VICTORIA – Victoria Drains has a solution for broken, cracked, offset or open joints in underground pipes that is very environmentally friendly: Lining.
Their team uses state-of-the-art equipment to perform lining – which means installing a pipe within a pipe. That means no extra digging or soil disruption is required to stop leakages caused by damaged pipes.
“Lining is gaining in popularity because digging down to replace pipes is getting invasive,” notes Project Manager Shawn Robinson. “If someone has a plugged sanitary line – the line that goes from their house to a sanitary outlet – if it is having damage from the roots of a 100 year old tree, you can’t dig that up. We have the technology to remove the roots from the host pipe and install a liner in the host pipe.
“The liner has the same structural strength of the previous pipe, if not better. It is a continuous piece that minimizes any chance of the roots coming back in, and we can do everything from a 2-inch small diameter pipe up to 16 inches.”
Dave Lloyd started Victoria Drains out of necessity 18 years ago. After he had purchased a house, its basement was flooding and he couldn’t find anyone to dig out the perimeter drain and fix it, so he did it himself. Another neighbour had the same problem and he fixed that, too, and Victoria Drains was off and running.
Today, the company has 30 full-time employees that do lining, as well as camera and CCTV (closed circuit television) inspections, excavation work, replace perimeter drains, sanitary lines, water lines – anything associated with excavation.
“We also do structural repairs and fix foundations when houses are sinking,” Robinson notes. “We work with various municipalities, like Victoria, Oak Bay, Saanich and others throughout Greater Victoria. We have serviced customers in Nanaimo, and we will go anywhere where necessary, on the North Island or the lower mainland.”
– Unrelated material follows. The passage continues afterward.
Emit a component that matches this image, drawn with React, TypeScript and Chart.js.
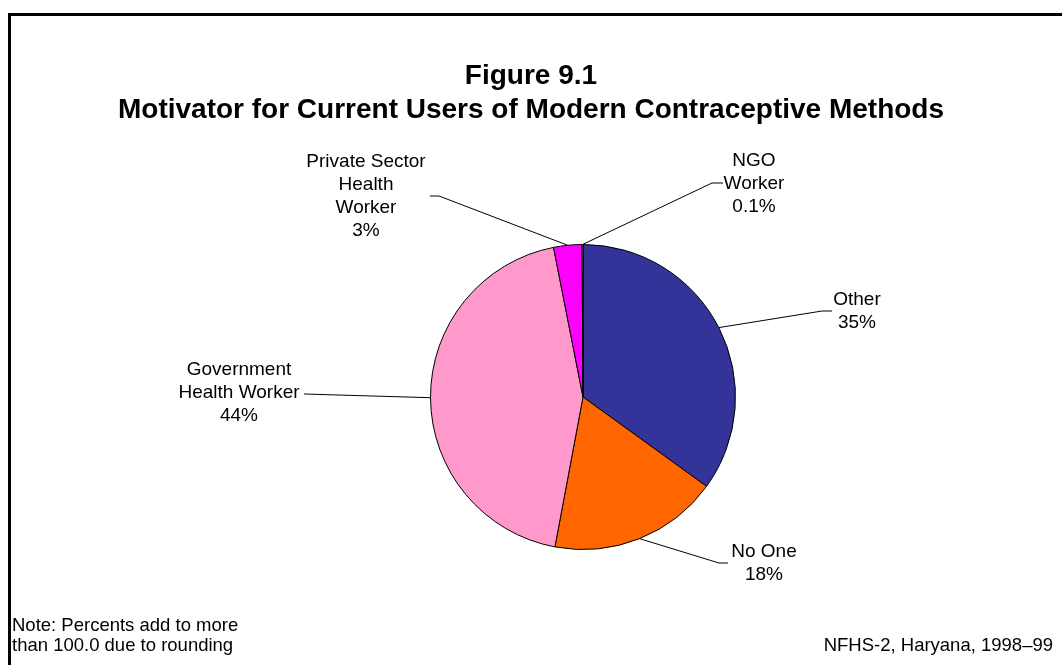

Where Victoria Drains’ lining comes in extra handy is in places like cemeteries, or older structures where there are protected root systems and trees.
“Digging in protected root zones around heritage trees is expensive, and municipalities are running into problems with contaminated soil, which can also drive up costs,” he says. “We can install a liner without digging anything up at all.”
Another example would be sanitary lines and storm lines on aged buildings.
“Often when it comes to the interiors, there could be cast iron pipes underneath the concrete slab in the basement, and this becomes an issue when people want to put suites in the basements of their house to maximize living space,” he explains.
“They might not know anything about the pipe under the house. When those pipe fail, we’ve seen sewage seeping up underneath, through the concrete.”
“Which means, if it’s a rental home, they would have to remove the tenants, jackhammer the cement out, take out the broken pipe, put in new pipe, then new flooring. That would mean months’ worth of work.”
Victoria Drains would use camera inspection and a liner within the existing pipe to re-line it, “and the people can live there while we work, or we can work around their schedule. We can re-line the pipe without displacement of the tenant or having to dig anything out.”
Victoria Drains can work with pipe as small as two inches in diameter, including vent stacks that become clogged and rotten, in kitchens or cabinets. They can clean them without removing the original pipe, and simply re-line it.
“Re-lining is something that truly works,” Robinson says. “It’s a very good product with a good life expectancy. These products do what we say they do and they last.”